Bernanke Outlines Likely Path to Tighter Credit

WASHINGTON — Federal Reserve Chairman Ben Bernanke on Wednesday outlined the likely path the central bank will take to tighten credit once the economy has recovered enough.

In prepared testimony for the House Financial Services Committee, the Fed chief said the rate paid to banks on excess reserves held at the central bank may for a time replace the Fed funds rate as the main operating target for policy.

As part of the Fed's plans to end its liquidity programs, Bernanke also said the central bank could "before long" increase the spread, or difference, between the discount rate it charges banks for emergency loans and the Fed funds rate.

To combat the worst financial crisis in decades, the Fed slashed short-term rates to near zero in December 2008 and implemented an array of emergency lending and long-term asset purchases programs to keep long-term rates down.

"It is possible that the Federal Reserve could for a time use the interest rate paid on reserves, in combination with targets for reserve quantities, as a guide to its policy stance," Bernanke said, adding no final decision has yet been made.

The Fed currently pays banks a 0.25% rate for the more than $1.1 trillion they hold at the central bank.

Raising the rate would give banks an incentive to park more funds at the Fed instead of lending it out to companies or households.

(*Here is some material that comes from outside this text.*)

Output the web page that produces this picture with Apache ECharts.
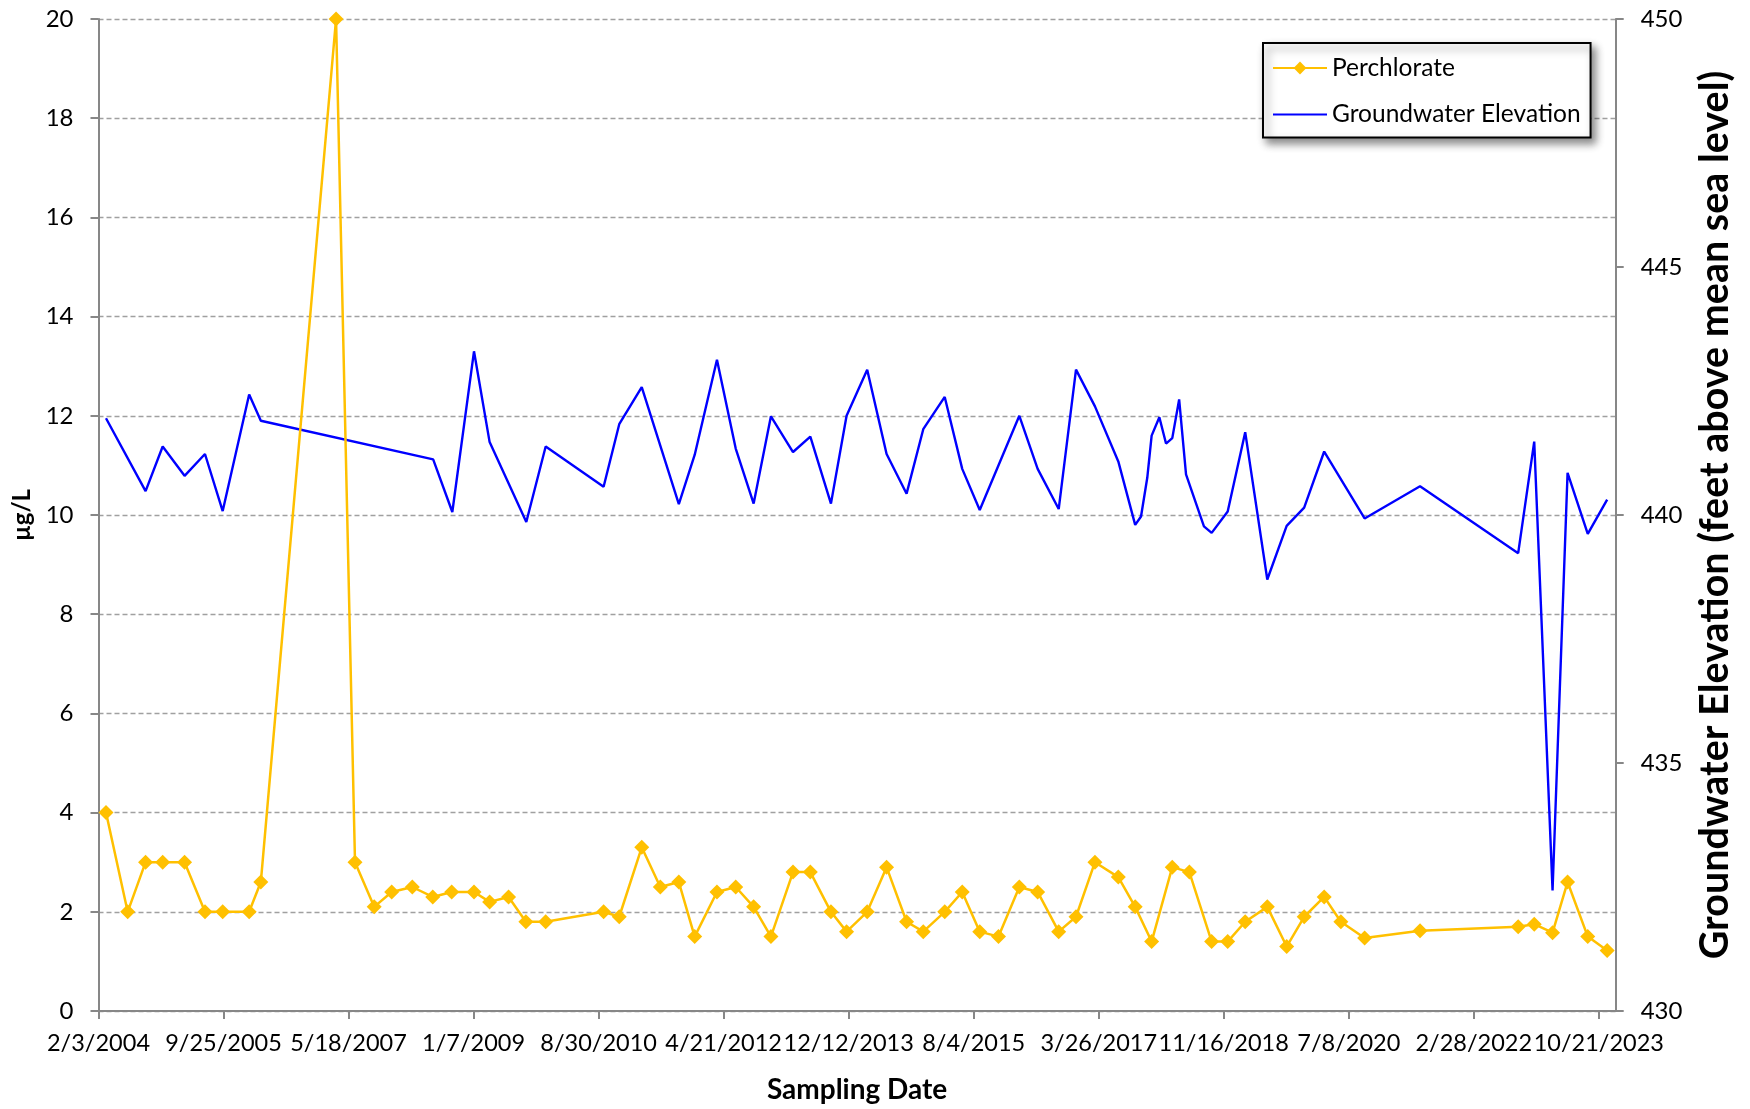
<!DOCTYPE html>
<html>
<head>
<meta charset="utf-8">
<script src="https://cdn.jsdelivr.net/npm/echarts@6/dist/echarts.min.js"></script>
<style>
  html, body { margin: 0; padding: 0; background: #ffffff; }
  #chart { width: 1750px; height: 1109px; }
</style>
</head>
<body>
<div id="chart"></div>
<script>
// Perchlorate sampling results (µg/L)
const perchlorateDates = [
  '2004-03-10','2004-06-22','2004-09-16','2004-12-07','2005-03-22','2005-06-28','2005-09-21','2006-01-26','2006-03-23','2007-03-19',
  '2007-06-18','2007-09-18','2007-12-11','2008-03-19','2008-06-25','2008-09-24','2009-01-09','2009-03-25','2009-06-24','2009-09-15',
  '2009-12-19','2010-09-23','2010-12-07','2011-03-25','2011-06-22','2011-09-19','2011-12-04','2012-03-20','2012-06-18','2012-09-12',
  '2012-12-04','2013-03-20','2013-06-11','2013-09-18','2013-12-02','2014-03-11','2014-06-12','2014-09-16','2014-12-05','2015-03-18',
  '2015-06-10','2015-09-02','2015-12-01','2016-03-10','2016-06-06','2016-09-15','2016-12-07','2017-03-08','2017-06-28','2017-09-17',
  '2017-12-05','2018-03-14','2018-06-04','2018-09-19','2018-12-05','2019-02-27','2019-06-13','2019-09-14','2019-12-07','2020-03-12',
  '2020-05-31','2020-09-22','2021-06-15','2022-09-29','2022-12-15','2023-03-13','2023-05-24','2023-08-29','2023-11-30'
];
const perchlorateValues = [
  4.0, 2.0, 3.0, 3.0, 3.0, 2.0, 2.0, 2.0, 2.6, 20,
  3.0, 2.1, 2.4, 2.5, 2.3, 2.4, 2.4, 2.2, 2.3, 1.8,
  1.8, 2.0, 1.9, 3.3, 2.5, 2.6, 1.5, 2.4, 2.5, 2.1,
  1.5, 2.8, 2.8, 2.0, 1.6, 2.0, 2.9, 1.8, 1.6, 2.0,
  2.4, 1.6, 1.5, 2.5, 2.4, 1.6, 1.9, 3.0, 2.7, 2.1,
  1.4, 2.9, 2.8, 1.4, 1.4, 1.8, 2.1, 1.3, 1.9, 2.3,
  1.8, 1.47, 1.62, 1.7, 1.75, 1.58, 2.6, 1.5, 1.22
];

// Groundwater elevation (feet above mean sea level)
const elevationDates = [
  '2004-03-10','2004-09-16','2004-12-07','2005-03-22','2005-06-28','2005-09-21','2006-01-26','2006-03-23','2008-06-27','2008-09-27',
  '2009-01-09','2009-03-25','2009-09-17','2009-12-19','2010-09-23','2010-12-07','2011-03-25','2011-09-19','2011-12-04','2012-03-20',
  '2012-06-18','2012-09-12','2012-12-04','2013-03-20','2013-06-11','2013-09-18','2013-12-02','2014-03-11','2014-06-12','2014-09-16',
  '2014-12-05','2015-03-18','2015-06-10','2015-09-02','2016-03-10','2016-06-06','2016-09-15','2016-12-07','2017-03-08','2017-06-28',
  '2017-09-17','2017-10-15','2017-11-14','2017-12-05','2018-01-11','2018-02-12','2018-03-14','2018-04-16','2018-05-19','2018-08-13',
  '2018-09-19','2018-12-05','2019-02-27','2019-06-13','2019-09-14','2019-12-07','2020-03-12','2020-09-22','2021-06-15','2022-09-29',
  '2022-12-15','2023-03-13','2023-05-24','2023-08-29','2023-11-30'
];
const elevationValues = [
  441.95, 440.48, 441.38, 440.79, 441.23, 440.08, 442.43, 441.90, 441.12, 440.06,
  443.30, 441.47, 439.86, 441.38, 440.57, 441.83, 442.58, 440.22, 441.21, 443.13,
  441.34, 440.23, 441.99, 441.27, 441.58, 440.23, 442.00, 442.93, 441.23, 440.43,
  441.73, 442.38, 440.93, 440.10, 442.00, 440.93, 440.12, 442.93, 442.19, 441.08,
  439.80, 439.97, 440.75, 441.60, 441.97, 441.44, 441.55, 442.33, 440.82, 439.77,
  439.64, 440.07, 441.67, 438.70, 439.78, 440.15, 441.28, 439.93, 440.58, 439.23,
  441.48, 432.43, 440.85, 439.62, 440.31
];

// Date axis: ticks every 600 days from the first day
const axisStartDate = '2004-02-03';
const axisEndDate = '2024-01-10';
const tickStepDays = 600;

const DAY_MS = 86400000;
const startMs = Date.parse(axisStartDate);
const dayOf = s => (Date.parse(s) - startMs) / DAY_MS;
const fmtDate = d => {
  const t = new Date(startMs + Math.round(d) * DAY_MS);
  return (t.getUTCMonth() + 1) + '/' + t.getUTCDate() + '/' + t.getUTCFullYear();
};
const endDay = dayOf(axisEndDate);
const tickDays = [];
for (let d = 0; d <= endDay; d += tickStepDays) tickDays.push(d);

const FONT = 'Lato';
const AXIS_GRAY = '#878787';

const chart = echarts.init(document.getElementById('chart'), null, { renderer: 'canvas' });
chart.setOption({
  animation: false,
  backgroundColor: '#ffffff',
  grid: { left: 98.5, right: 134.3, top: 19, bottom: 96, containLabel: false },
  legend: {
    orient: 'vertical',
    left: 1263, top: 43,
    padding: [11, 10, 9, 9],
    itemGap: 18.5, itemWidth: 54, itemHeight: 16,
    backgroundColor: '#ffffff',
    borderColor: '#000000', borderWidth: 2,
    shadowBlur: 8, shadowColor: 'rgba(0,0,0,0.45)', shadowOffsetX: 4, shadowOffsetY: 5,
    textStyle: { fontFamily: FONT, fontSize: 24.5, color: '#000', lineHeight: 28 },
    data: [
      { name: 'Perchlorate' },
      { name: 'Groundwater Elevation', itemStyle: { opacity: 0 } }
    ]
  },
  xAxis: {
    type: 'value',
    min: 0, max: endDay, interval: tickStepDays,
    name: 'Sampling Date', nameLocation: 'middle', nameGap: 65,
    nameTextStyle: { fontFamily: FONT, fontSize: 28, fontWeight: 'bold', color: '#000' },
    axisLine: { show: true, lineStyle: { color: AXIS_GRAY, width: 2 } },
    axisTick: { show: true, length: 8, lineStyle: { color: AXIS_GRAY, width: 2 }, customValues: tickDays },
    axisLabel: {
      fontFamily: FONT, fontSize: 23.5, color: '#000', margin: 20,
      customValues: tickDays, showMinLabel: true, showMaxLabel: true,
      formatter: v => fmtDate(v)
    },
    splitLine: { show: false }
  },
  yAxis: [
    {
      type: 'value', position: 'left',
      min: 0, max: 20, interval: 2,
      name: 'µg/L', nameLocation: 'middle', nameGap: 56, nameRotate: 90,
      nameTextStyle: { fontFamily: FONT, fontSize: 24, fontWeight: 'bold', color: '#000' },
      axisLine: { show: true, lineStyle: { color: AXIS_GRAY, width: 2 } },
      axisTick: { show: true, length: 8, lineStyle: { color: AXIS_GRAY, width: 2 } },
      axisLabel: { fontFamily: FONT, fontSize: 24, color: '#000', margin: 25 },
      splitLine: { show: true, lineStyle: { color: '#a0a0a0', width: 1.3, type: [5, 3] } }
    },
    {
      type: 'value', position: 'right',
      min: 430, max: 450, interval: 5,
      name: 'Groundwater Elevation (feet above mean sea level)', nameLocation: 'middle', nameGap: 80, nameRotate: 90,
      nameTextStyle: { fontFamily: FONT, fontSize: 39.5, fontWeight: 'bold', color: '#000' },
      axisLine: { show: true, lineStyle: { color: AXIS_GRAY, width: 2 } },
      axisTick: { show: true, length: 8, lineStyle: { color: AXIS_GRAY, width: 2 } },
      axisLabel: { fontFamily: FONT, fontSize: 24, color: '#000', margin: 25 },
      splitLine: { show: false }
    }
  ],
  series: [
    {
      name: 'Groundwater Elevation',
      type: 'line', yAxisIndex: 1, z: 2,
      data: elevationDates.map((d, i) => [dayOf(d), elevationValues[i]]),
      symbol: 'none',
      lineStyle: { color: '#0000FF', width: 2.4 },
      itemStyle: { color: '#0000FF' }
    },
    {
      name: 'Perchlorate',
      type: 'line', yAxisIndex: 0, z: 3,
      data: perchlorateDates.map((d, i) => [dayOf(d), perchlorateValues[i]]),
      symbol: 'diamond', symbolSize: 15,
      lineStyle: { color: '#FFC000', width: 2.5 },
      itemStyle: { color: '#FFC000' }
    }
  ]
});
</script>
</body>
</html>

In this way, the Fed would in the future be able to restrain an economy that is overheating and running the risk of sparking inflation.

Bernanke said the Fed expects such a move to pull up other key short-term rates, including the federal-funds rate at which banks lend to each other overnight--long the Fed's main tool for steering the economy.

While other major central banks, such as the European Central Bank, have been using interest on excess bank reserves for a while, it's a relatively new tool in the U.S.

Congress gave the Fed the authority to use it in October 2008.

Bernanke said the sequencing and tools the Fed will use to tighten policy will depend on how the economic recovery develops.

The Fed chief said the economy still needs highly accommodative policy for now, but the central bank will "at some point" have to increase short-term rates and cut excess bank reserves.